Thomas B. Gabrielson
Naval Air Warfare Ctr., Code 5044, Warminster, PA 18974
Since the introduction of the micromachining process, wherein small mechanical structures are etched from blocks of silicon, a number of very small acoustic and vibration sensors have been built. This size reduction is attractive for many applications but the small moving parts are especially susceptible to mechanical noise resulting from molecular agitation. For sensors designed for small-signal applications (microphones and hydrophones, for example), this mechanical-thermal noise is often one of the limiting noise components.
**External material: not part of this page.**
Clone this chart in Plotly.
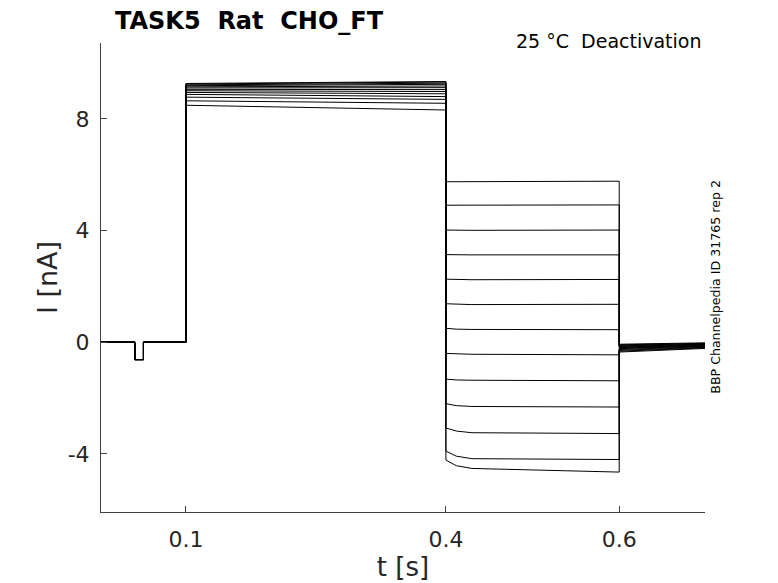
import plotly.graph_objects as go

# time breakpoints of the protocol [s]
t_begin = 0.002
dip_on, dip_off = 0.041, 0.051
step_on, step_off = 0.1, 0.4
tail_early_t, tail_settle_t = 0.412, 0.43
tail_off, t_end = 0.6, 0.699

baseline = 0.0
dip_level = -0.62

# per-sweep current levels [nA]
step_start = [9.27, 9.25, 9.22, 9.19, 9.15, 9.11, 9.06, 9.01, 8.95, 8.88, 8.78, 8.65, 8.49]
step_end = [9.34, 9.32, 9.28, 9.24, 9.18, 9.12, 9.05, 8.98, 8.90, 8.80, 8.70, 8.56, 8.32]
tail_start = [5.75, 4.91, 4.02, 3.14, 2.26, 1.38, 0.50, -0.40, -1.32, -2.20, -3.07, -3.90, -4.22]
tail_early = [5.75, 4.91, 4.01, 3.13, 2.25, 1.36, 0.47, -0.42, -1.35, -2.27, -3.18, -4.08, -4.42]
tail_settle = [5.75, 4.91, 4.01, 3.13, 2.24, 1.35, 0.46, -0.43, -1.36, -2.30, -3.24, -4.17, -4.52]
tail_end = [5.77, 4.92, 4.02, 3.13, 2.25, 1.36, 0.45, -0.45, -1.38, -2.32, -3.27, -4.20, -4.65]
post_start = [-0.07, -0.09, -0.11, -0.13, -0.15, -0.17, -0.19, -0.21, -0.23, -0.26, -0.29, -0.32, -0.35]
post_end = [-0.02, -0.04, -0.05, -0.07, -0.08, -0.10, -0.11, -0.13, -0.14, -0.16, -0.18, -0.20, -0.22]

x_ticks = [0.1, 0.4, 0.6]
x_ticklabels = ["0.1", "0.4", "0.6"]
y_ticks = [-4, 0, 4, 8]
y_ticklabels = ["-4", "0", "4", "8"]

fig = go.Figure()
for i in range(len(step_start)):
    xs = [t_begin, dip_on, dip_on, dip_off, dip_off, step_on, step_on, step_off,
          step_off, tail_early_t, tail_settle_t, tail_off, tail_off, t_end]
    ys = [baseline, baseline, dip_level, dip_level, baseline, baseline,
          step_start[i], step_end[i], tail_start[i], tail_early[i], tail_settle[i],
          tail_end[i], post_start[i], post_end[i]]
    fig.add_trace(go.Scatter(x=xs, y=ys, mode="lines",
                             line=dict(color="black", width=1), showlegend=False,
                             hoverinfo="skip"))

axis_color = "#404040"
text_color = "#262626"
font_family = "DejaVu Sans"
fig.update_layout(
    width=770, height=575,
    margin=dict(l=93, r=73, t=35, b=71, autoexpand=False),
    paper_bgcolor="white", plot_bgcolor="white",
    font=dict(family=font_family, color=text_color),
    xaxis=dict(range=[0.002, 0.699], tickvals=x_ticks, ticktext=x_ticklabels,
               automargin=False,
               showgrid=False, zeroline=False, showline=True, linecolor=axis_color,
               linewidth=1, ticks="inside", ticklen=6, tickcolor=axis_color,
               ticklabelstandoff=8,
               tickfont=dict(size=22, family=font_family, color=text_color),
               title=dict(text="t [s]", font=dict(size=26, family=font_family, color=text_color),
                          standoff=6)),
    yaxis=dict(range=[-6.08, 10.72], tickvals=y_ticks, ticktext=y_ticklabels,
               automargin=False,
               showgrid=False, zeroline=False, showline=True, linecolor=axis_color,
               linewidth=1, ticks="inside", ticklen=6, tickcolor=axis_color,
               ticklabelstandoff=6,
               tickfont=dict(size=22, family=font_family, color=text_color),
               title=dict(text="I [nA]", font=dict(size=27, family=font_family, color=text_color),
                          standoff=2)),
    annotations=[
        dict(text="<b>TASK5  Rat  CHO_FT</b>", xref="paper", yref="paper",
             x=0.02, y=1.047, xanchor="left", yanchor="middle", showarrow=False,
             font=dict(size=24, family=font_family, color="black")),
        dict(text="25 °C  Deactivation", xref="paper", yref="paper",
             x=0.997, y=1.004, xanchor="right", yanchor="middle", showarrow=False,
             font=dict(size=19, family=font_family, color="black")),
        dict(text="BBP Channelpedia ID 31765 rep 2", xref="paper", yref="paper",
             x=1.018, y=0.48, xanchor="center", yanchor="middle", showarrow=False,
             textangle=-90, font=dict(size=12.6, family=font_family, color="black")),
    ],
)

fig.write_html("out.html")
While often neglected in design and analysis, this component is relatively easy to estimate, since, like electrical-thermal noise, the magnitude of mechanical-thermal noise depends only on temperature and the magnitude of mechanical damping. This paper will review several techniques for evaluating noise in acoustic and vibration sensors in general and in micromachined sensors in particular: (1) addition of a white-noise force generator for each component of mechanical resistance; (2) distribution of the equipartition noise power according to the frequency response of the sensor; and (3) application of a software electronic-circuit simulator to the mechanical equivalent circuit of a device. In addition, the complementary relationship of shot noise (nonequilibrium) and thermal noise (equilibrium) will be discussed. Several case studies including capacitive and electron-tunneling micromachined sensors will be used to illustrate the analysis procedures and to unravel some of the misconceptions about noise limits in sensing systems. [Work supported by Office of Naval Technology.]